What you are asked to do: Repeat the material verbatim and drop the pictures.

— Begin —

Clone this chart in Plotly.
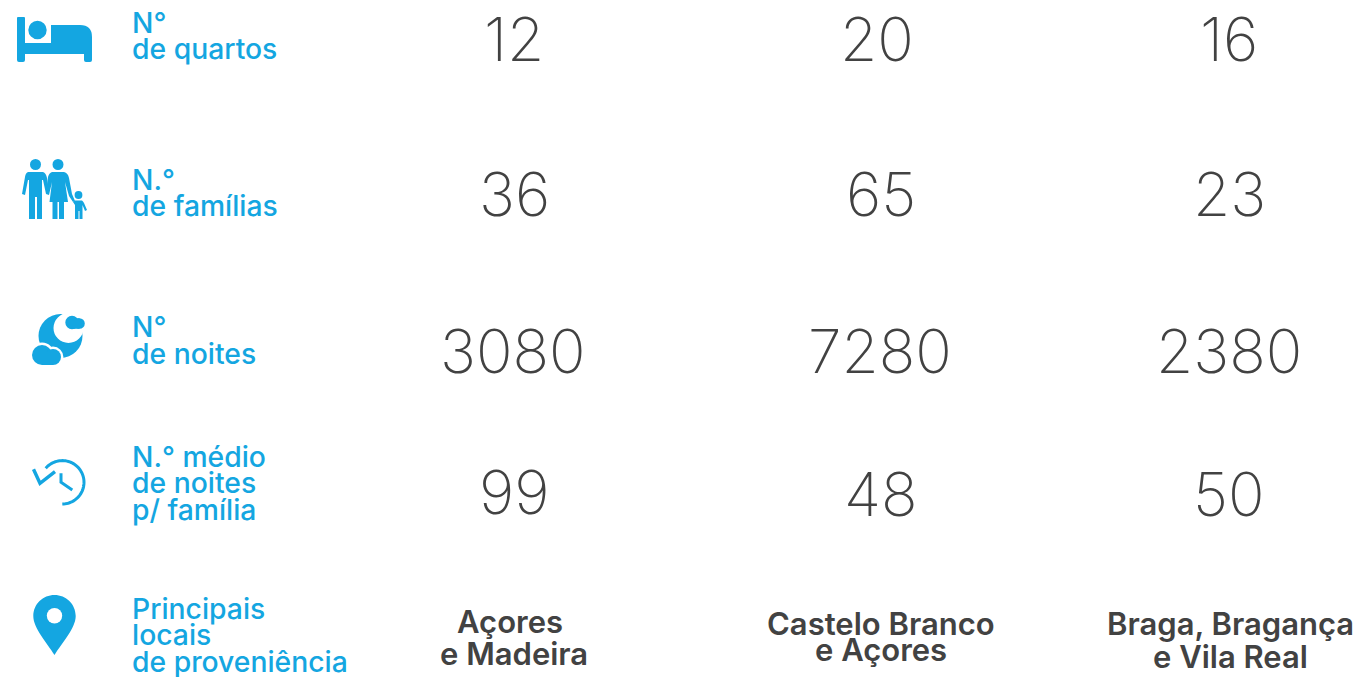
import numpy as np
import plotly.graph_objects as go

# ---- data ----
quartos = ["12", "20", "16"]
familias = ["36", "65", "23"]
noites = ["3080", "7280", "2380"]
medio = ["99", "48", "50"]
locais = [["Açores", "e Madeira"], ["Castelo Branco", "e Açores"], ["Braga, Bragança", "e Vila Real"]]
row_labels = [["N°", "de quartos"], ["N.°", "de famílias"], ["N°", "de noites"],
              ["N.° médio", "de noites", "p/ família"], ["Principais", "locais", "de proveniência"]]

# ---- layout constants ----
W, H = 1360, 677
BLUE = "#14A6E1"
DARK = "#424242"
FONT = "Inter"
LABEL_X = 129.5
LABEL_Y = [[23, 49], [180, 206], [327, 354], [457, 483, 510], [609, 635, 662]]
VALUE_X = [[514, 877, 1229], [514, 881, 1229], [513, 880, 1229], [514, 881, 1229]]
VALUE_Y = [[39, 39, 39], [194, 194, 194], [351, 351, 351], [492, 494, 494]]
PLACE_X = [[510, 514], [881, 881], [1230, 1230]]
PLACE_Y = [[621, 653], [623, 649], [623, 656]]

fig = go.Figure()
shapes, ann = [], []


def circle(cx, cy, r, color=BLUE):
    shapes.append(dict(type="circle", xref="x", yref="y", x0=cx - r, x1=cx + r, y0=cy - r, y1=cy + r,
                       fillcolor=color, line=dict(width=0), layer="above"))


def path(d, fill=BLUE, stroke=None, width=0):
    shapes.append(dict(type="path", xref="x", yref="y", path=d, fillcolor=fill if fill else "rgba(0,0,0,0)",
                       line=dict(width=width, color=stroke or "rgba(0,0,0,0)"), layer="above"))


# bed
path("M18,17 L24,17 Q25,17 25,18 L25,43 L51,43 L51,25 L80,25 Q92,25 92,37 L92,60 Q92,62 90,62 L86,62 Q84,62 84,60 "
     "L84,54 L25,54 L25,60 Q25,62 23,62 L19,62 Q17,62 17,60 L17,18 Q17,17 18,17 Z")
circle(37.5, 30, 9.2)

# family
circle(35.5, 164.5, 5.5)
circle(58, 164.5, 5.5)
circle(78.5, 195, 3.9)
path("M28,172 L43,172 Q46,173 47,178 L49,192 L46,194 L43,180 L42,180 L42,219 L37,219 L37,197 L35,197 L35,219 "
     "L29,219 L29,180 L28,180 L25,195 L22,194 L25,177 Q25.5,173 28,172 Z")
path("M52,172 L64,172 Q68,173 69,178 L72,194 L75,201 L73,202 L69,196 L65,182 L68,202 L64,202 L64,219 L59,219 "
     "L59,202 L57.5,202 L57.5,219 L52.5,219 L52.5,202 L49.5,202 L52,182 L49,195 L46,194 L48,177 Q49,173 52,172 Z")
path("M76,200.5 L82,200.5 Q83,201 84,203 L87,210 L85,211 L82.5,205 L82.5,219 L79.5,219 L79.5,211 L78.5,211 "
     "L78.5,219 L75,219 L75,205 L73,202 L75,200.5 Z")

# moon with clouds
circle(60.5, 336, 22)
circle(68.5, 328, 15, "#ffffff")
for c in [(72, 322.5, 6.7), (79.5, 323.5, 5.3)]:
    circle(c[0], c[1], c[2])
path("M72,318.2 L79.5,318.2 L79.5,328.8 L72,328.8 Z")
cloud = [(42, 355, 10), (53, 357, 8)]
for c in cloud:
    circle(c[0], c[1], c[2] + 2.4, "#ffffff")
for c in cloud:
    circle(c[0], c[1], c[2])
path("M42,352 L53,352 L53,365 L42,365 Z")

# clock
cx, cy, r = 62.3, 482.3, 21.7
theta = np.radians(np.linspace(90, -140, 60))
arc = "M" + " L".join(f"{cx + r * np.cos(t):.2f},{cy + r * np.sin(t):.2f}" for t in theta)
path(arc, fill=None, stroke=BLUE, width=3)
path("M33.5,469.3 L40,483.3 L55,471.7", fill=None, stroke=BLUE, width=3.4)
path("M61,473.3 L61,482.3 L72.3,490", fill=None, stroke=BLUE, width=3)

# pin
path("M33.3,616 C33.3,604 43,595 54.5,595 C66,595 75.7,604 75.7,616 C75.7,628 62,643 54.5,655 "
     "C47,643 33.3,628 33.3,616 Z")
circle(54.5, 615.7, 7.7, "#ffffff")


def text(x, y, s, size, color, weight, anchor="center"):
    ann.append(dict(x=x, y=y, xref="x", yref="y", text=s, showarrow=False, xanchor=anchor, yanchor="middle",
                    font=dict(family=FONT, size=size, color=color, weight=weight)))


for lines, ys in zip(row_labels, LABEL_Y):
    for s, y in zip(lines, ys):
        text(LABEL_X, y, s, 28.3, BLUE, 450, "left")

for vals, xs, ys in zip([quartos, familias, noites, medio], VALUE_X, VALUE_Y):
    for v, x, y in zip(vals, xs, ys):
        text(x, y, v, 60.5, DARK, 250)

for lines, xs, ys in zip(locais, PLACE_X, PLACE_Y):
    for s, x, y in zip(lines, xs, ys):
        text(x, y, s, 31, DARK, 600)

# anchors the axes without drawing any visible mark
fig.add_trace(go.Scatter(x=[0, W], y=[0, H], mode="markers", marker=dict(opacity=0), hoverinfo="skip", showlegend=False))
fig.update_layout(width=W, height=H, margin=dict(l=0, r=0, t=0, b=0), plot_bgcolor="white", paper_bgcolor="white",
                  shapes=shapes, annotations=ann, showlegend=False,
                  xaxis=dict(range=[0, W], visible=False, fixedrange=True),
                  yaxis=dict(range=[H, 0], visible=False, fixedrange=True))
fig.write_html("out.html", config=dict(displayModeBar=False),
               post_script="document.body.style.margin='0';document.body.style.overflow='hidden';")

— End —

Reply:
Clone this chart in Plotly.
import numpy as np
import plotly.graph_objects as go

# ---- data ----
quartos = ["12", "20", "16"]
familias = ["36", "65", "23"]
noites = ["3080", "7280", "2380"]
medio = ["99", "48", "50"]
locais = [["Açores", "e Madeira"], ["Castelo Branco", "e Açores"], ["Braga, Bragança", "e Vila Real"]]
row_labels = [["N°", "de quartos"], ["N.°", "de famílias"], ["N°", "de noites"],
              ["N.° médio", "de noites", "p/ família"], ["Principais", "locais", "de proveniência"]]

# ---- layout constants ----
W, H = 1360, 677
BLUE = "#14A6E1"
DARK = "#424242"
FONT = "Inter"
LABEL_X = 129.5
LABEL_Y = [[23, 49], [180, 206], [327, 354], [457, 483, 510], [609, 635, 662]]
VALUE_X = [[514, 877, 1229], [514, 881, 1229], [513, 880, 1229], [514, 881, 1229]]
VALUE_Y = [[39, 39, 39], [194, 194, 194], [351, 351, 351], [492, 494, 494]]
PLACE_X = [[510, 514], [881, 881], [1230, 1230]]
PLACE_Y = [[621, 653], [623, 649], [623, 656]]

fig = go.Figure()
shapes, ann = [], []


def circle(cx, cy, r, color=BLUE):
    shapes.append(dict(type="circle", xref="x", yref="y", x0=cx - r, x1=cx + r, y0=cy - r, y1=cy + r,
                       fillcolor=color, line=dict(width=0), layer="above"))


def path(d, fill=BLUE, stroke=None, width=0):
    shapes.append(dict(type="path", xref="x", yref="y", path=d, fillcolor=fill if fill else "rgba(0,0,0,0)",
                       line=dict(width=width, color=stroke or "rgba(0,0,0,0)"), layer="above"))


# bed
path("M18,17 L24,17 Q25,17 25,18 L25,43 L51,43 L51,25 L80,25 Q92,25 92,37 L92,60 Q92,62 90,62 L86,62 Q84,62 84,60 "
     "L84,54 L25,54 L25,60 Q25,62 23,62 L19,62 Q17,62 17,60 L17,18 Q17,17 18,17 Z")
circle(37.5, 30, 9.2)

# family
circle(35.5, 164.5, 5.5)
circle(58, 164.5, 5.5)
circle(78.5, 195, 3.9)
path("M28,172 L43,172 Q46,173 47,178 L49,192 L46,194 L43,180 L42,180 L42,219 L37,219 L37,197 L35,197 L35,219 "
     "L29,219 L29,180 L28,180 L25,195 L22,194 L25,177 Q25.5,173 28,172 Z")
path("M52,172 L64,172 Q68,173 69,178 L72,194 L75,201 L73,202 L69,196 L65,182 L68,202 L64,202 L64,219 L59,219 "
     "L59,202 L57.5,202 L57.5,219 L52.5,219 L52.5,202 L49.5,202 L52,182 L49,195 L46,194 L48,177 Q49,173 52,172 Z")
path("M76,200.5 L82,200.5 Q83,201 84,203 L87,210 L85,211 L82.5,205 L82.5,219 L79.5,219 L79.5,211 L78.5,211 "
     "L78.5,219 L75,219 L75,205 L73,202 L75,200.5 Z")

# moon with clouds
circle(60.5, 336, 22)
circle(68.5, 328, 15, "#ffffff")
for c in [(72, 322.5, 6.7), (79.5, 323.5, 5.3)]:
    circle(c[0], c[1], c[2])
path("M72,318.2 L79.5,318.2 L79.5,328.8 L72,328.8 Z")
cloud = [(42, 355, 10), (53, 357, 8)]
for c in cloud:
    circle(c[0], c[1], c[2] + 2.4, "#ffffff")
for c in cloud:
    circle(c[0], c[1], c[2])
path("M42,352 L53,352 L53,365 L42,365 Z")

# clock
cx, cy, r = 62.3, 482.3, 21.7
theta = np.radians(np.linspace(90, -140, 60))
arc = "M" + " L".join(f"{cx + r * np.cos(t):.2f},{cy + r * np.sin(t):.2f}" for t in theta)
path(arc, fill=None, stroke=BLUE, width=3)
path("M33.5,469.3 L40,483.3 L55,471.7", fill=None, stroke=BLUE, width=3.4)
path("M61,473.3 L61,482.3 L72.3,490", fill=None, stroke=BLUE, width=3)

# pin
path("M33.3,616 C33.3,604 43,595 54.5,595 C66,595 75.7,604 75.7,616 C75.7,628 62,643 54.5,655 "
     "C47,643 33.3,628 33.3,616 Z")
circle(54.5, 615.7, 7.7, "#ffffff")


def text(x, y, s, size, color, weight, anchor="center"):
    ann.append(dict(x=x, y=y, xref="x", yref="y", text=s, showarrow=False, xanchor=anchor, yanchor="middle",
                    font=dict(family=FONT, size=size, color=color, weight=weight)))


for lines, ys in zip(row_labels, LABEL_Y):
    for s, y in zip(lines, ys):
        text(LABEL_X, y, s, 28.3, BLUE, 450, "left")

for vals, xs, ys in zip([quartos, familias, noites, medio], VALUE_X, VALUE_Y):
    for v, x, y in zip(vals, xs, ys):
        text(x, y, v, 60.5, DARK, 250)

for lines, xs, ys in zip(locais, PLACE_X, PLACE_Y):
    for s, x, y in zip(lines, xs, ys):
        text(x, y, s, 31, DARK, 600)

# anchors the axes without drawing any visible mark
fig.add_trace(go.Scatter(x=[0, W], y=[0, H], mode="markers", marker=dict(opacity=0), hoverinfo="skip", showlegend=False))
fig.update_layout(width=W, height=H, margin=dict(l=0, r=0, t=0, b=0), plot_bgcolor="white", paper_bgcolor="white",
                  shapes=shapes, annotations=ann, showlegend=False,
                  xaxis=dict(range=[0, W], visible=False, fixedrange=True),
                  yaxis=dict(range=[H, 0], visible=False, fixedrange=True))
fig.write_html("out.html", config=dict(displayModeBar=False),
               post_script="document.body.style.margin='0';document.body.style.overflow='hidden';")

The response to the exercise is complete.